*Written request*. The material below holds pictures; leave them out and reproduce exactly the lines from the one with "Recreate this image as a Python" through the one with "acc_img_td_err = [0.8, 1.2]", inclusive.

*** Input rows ***

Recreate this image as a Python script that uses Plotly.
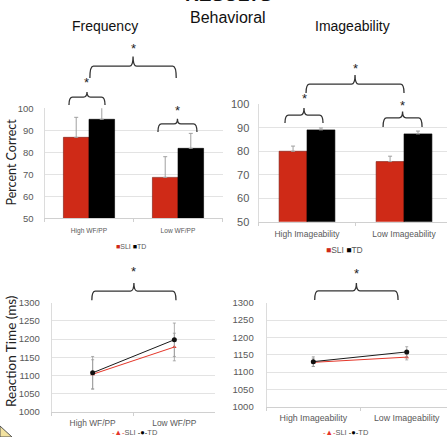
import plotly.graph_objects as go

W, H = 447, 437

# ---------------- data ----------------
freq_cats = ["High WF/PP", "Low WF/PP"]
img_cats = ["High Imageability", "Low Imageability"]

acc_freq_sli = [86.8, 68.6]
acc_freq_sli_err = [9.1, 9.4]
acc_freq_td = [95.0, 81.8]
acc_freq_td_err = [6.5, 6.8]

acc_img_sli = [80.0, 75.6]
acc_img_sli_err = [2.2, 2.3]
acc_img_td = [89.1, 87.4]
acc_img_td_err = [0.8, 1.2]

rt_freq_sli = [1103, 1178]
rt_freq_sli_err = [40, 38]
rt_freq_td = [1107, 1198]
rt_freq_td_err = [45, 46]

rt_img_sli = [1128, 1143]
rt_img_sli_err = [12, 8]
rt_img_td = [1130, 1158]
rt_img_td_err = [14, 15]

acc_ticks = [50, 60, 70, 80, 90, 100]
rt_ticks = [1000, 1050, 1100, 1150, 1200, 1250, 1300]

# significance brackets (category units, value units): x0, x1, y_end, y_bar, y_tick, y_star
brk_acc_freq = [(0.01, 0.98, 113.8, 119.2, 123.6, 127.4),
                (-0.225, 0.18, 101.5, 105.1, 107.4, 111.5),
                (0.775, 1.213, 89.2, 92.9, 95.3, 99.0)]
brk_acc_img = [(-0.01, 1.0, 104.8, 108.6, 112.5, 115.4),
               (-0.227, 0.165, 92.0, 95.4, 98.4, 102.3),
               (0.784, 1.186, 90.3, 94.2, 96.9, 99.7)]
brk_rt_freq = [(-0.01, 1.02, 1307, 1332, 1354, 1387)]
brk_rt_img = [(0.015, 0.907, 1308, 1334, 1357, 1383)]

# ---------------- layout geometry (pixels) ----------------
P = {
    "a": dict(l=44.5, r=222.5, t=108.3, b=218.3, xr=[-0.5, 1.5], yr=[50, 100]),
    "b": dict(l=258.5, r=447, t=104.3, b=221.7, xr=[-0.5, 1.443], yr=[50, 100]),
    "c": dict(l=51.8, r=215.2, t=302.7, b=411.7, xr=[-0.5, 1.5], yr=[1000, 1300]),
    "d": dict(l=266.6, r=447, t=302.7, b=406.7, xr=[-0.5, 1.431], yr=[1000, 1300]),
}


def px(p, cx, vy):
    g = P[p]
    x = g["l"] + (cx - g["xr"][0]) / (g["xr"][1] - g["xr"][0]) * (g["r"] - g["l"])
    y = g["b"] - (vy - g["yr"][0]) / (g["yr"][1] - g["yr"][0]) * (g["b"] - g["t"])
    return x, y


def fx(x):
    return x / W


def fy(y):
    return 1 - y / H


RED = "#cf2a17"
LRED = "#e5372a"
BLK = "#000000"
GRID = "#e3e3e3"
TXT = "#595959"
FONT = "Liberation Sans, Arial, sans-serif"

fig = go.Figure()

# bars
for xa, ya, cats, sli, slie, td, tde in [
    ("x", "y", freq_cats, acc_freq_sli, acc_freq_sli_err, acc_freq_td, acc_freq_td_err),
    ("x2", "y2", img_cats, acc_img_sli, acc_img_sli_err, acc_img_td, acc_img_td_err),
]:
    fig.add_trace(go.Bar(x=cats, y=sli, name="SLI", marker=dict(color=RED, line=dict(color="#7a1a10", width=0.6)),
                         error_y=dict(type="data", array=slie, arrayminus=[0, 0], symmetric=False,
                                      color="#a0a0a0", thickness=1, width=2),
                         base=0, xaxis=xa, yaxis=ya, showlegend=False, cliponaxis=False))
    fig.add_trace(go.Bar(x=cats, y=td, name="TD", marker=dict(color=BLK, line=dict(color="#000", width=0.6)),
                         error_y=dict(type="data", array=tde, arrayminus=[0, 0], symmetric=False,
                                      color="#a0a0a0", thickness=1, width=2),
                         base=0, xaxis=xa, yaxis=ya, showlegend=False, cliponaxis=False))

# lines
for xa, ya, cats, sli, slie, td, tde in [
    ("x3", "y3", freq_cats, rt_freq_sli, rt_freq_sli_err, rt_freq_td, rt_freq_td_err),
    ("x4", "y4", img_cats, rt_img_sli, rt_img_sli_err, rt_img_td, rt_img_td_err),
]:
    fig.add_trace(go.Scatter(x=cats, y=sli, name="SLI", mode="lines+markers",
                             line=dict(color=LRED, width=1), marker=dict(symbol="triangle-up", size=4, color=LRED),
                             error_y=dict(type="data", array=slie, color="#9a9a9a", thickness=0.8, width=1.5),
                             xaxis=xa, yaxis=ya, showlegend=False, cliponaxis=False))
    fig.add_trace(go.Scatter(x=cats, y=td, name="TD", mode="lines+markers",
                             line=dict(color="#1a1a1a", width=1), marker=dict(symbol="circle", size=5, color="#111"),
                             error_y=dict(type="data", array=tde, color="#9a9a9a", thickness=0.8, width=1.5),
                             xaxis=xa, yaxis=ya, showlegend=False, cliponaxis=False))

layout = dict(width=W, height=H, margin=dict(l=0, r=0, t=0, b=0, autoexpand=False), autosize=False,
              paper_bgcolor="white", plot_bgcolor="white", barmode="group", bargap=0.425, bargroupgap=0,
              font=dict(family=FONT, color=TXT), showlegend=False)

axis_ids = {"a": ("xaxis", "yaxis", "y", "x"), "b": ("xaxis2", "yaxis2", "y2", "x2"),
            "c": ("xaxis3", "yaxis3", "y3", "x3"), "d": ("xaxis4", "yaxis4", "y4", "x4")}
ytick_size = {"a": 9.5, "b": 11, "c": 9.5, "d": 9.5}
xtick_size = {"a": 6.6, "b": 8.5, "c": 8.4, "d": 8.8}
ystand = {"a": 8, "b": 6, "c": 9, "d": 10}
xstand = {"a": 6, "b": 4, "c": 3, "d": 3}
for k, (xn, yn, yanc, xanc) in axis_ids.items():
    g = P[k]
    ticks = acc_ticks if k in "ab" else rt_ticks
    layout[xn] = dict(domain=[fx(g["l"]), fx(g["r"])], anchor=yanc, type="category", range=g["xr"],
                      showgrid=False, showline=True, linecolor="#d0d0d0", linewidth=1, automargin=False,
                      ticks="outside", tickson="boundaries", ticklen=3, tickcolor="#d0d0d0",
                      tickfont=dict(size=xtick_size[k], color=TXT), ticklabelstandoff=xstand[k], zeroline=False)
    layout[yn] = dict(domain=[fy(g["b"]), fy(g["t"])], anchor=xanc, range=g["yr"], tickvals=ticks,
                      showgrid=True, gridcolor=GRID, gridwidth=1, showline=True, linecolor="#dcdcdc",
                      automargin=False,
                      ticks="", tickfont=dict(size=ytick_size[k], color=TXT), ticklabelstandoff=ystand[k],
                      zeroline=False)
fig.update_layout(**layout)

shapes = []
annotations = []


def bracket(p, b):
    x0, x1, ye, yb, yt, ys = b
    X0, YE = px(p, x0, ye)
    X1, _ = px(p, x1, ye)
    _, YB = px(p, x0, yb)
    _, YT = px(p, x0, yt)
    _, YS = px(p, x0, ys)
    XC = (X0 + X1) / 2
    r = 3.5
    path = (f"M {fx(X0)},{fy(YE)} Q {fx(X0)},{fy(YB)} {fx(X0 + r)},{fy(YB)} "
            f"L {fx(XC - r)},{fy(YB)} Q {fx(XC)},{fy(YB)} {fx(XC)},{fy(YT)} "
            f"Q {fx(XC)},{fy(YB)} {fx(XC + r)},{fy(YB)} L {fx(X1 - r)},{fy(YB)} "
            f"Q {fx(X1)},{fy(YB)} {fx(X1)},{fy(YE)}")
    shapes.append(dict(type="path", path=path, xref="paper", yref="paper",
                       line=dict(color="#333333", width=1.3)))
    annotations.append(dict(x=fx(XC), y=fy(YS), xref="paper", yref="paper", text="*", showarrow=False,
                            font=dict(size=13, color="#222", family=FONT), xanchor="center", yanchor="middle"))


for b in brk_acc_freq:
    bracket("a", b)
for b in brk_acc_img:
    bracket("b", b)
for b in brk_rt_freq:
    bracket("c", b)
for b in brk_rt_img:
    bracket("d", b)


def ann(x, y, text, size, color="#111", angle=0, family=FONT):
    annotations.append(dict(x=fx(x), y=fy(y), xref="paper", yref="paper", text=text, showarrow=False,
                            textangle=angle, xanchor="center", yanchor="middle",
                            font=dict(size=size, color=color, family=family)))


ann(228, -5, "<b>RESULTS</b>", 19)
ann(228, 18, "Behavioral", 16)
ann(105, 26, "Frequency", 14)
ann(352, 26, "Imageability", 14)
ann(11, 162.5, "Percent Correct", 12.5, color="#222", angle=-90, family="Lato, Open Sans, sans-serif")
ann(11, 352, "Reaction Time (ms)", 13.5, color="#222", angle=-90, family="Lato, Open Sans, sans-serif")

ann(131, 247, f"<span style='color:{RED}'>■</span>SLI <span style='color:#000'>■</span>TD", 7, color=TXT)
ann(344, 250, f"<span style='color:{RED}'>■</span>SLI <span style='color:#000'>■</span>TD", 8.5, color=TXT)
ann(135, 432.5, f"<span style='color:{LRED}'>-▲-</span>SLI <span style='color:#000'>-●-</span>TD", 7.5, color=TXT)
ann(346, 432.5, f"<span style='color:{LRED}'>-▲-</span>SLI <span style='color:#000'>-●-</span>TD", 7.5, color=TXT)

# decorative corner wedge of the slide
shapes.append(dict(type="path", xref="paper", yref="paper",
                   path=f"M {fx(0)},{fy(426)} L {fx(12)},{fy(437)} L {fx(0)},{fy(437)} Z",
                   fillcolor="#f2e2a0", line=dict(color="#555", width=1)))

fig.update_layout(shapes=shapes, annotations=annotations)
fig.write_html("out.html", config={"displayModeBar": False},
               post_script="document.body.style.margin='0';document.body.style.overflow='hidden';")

***
*** Input rows ***

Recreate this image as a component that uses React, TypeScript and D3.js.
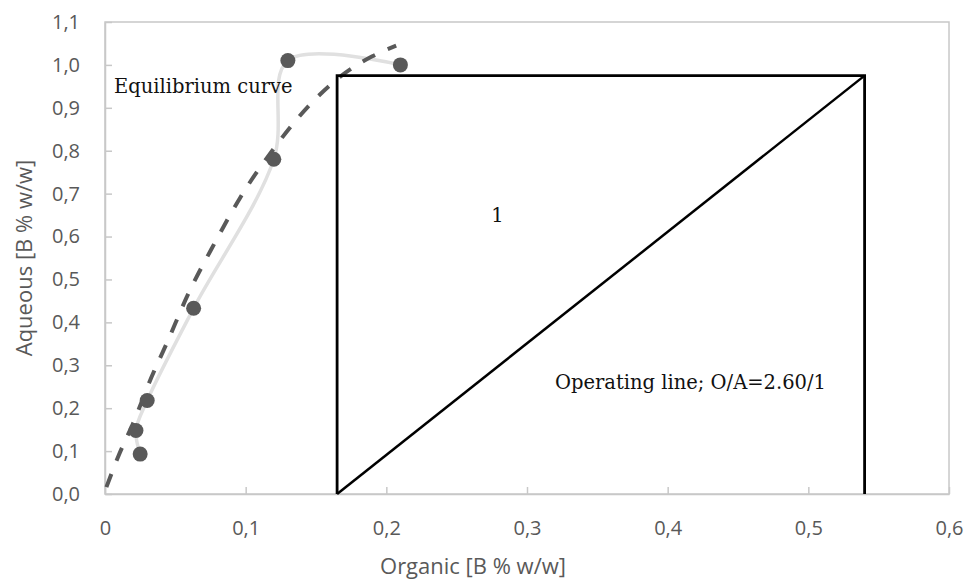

***

*Solution for this problem*.
Recreate this image as a Python script that uses Plotly.
import plotly.graph_objects as go

W, H = 447, 437

# ---------------- data ----------------
freq_cats = ["High WF/PP", "Low WF/PP"]
img_cats = ["High Imageability", "Low Imageability"]

acc_freq_sli = [86.8, 68.6]
acc_freq_sli_err = [9.1, 9.4]
acc_freq_td = [95.0, 81.8]
acc_freq_td_err = [6.5, 6.8]

acc_img_sli = [80.0, 75.6]
acc_img_sli_err = [2.2, 2.3]
acc_img_td = [89.1, 87.4]
acc_img_td_err = [0.8, 1.2]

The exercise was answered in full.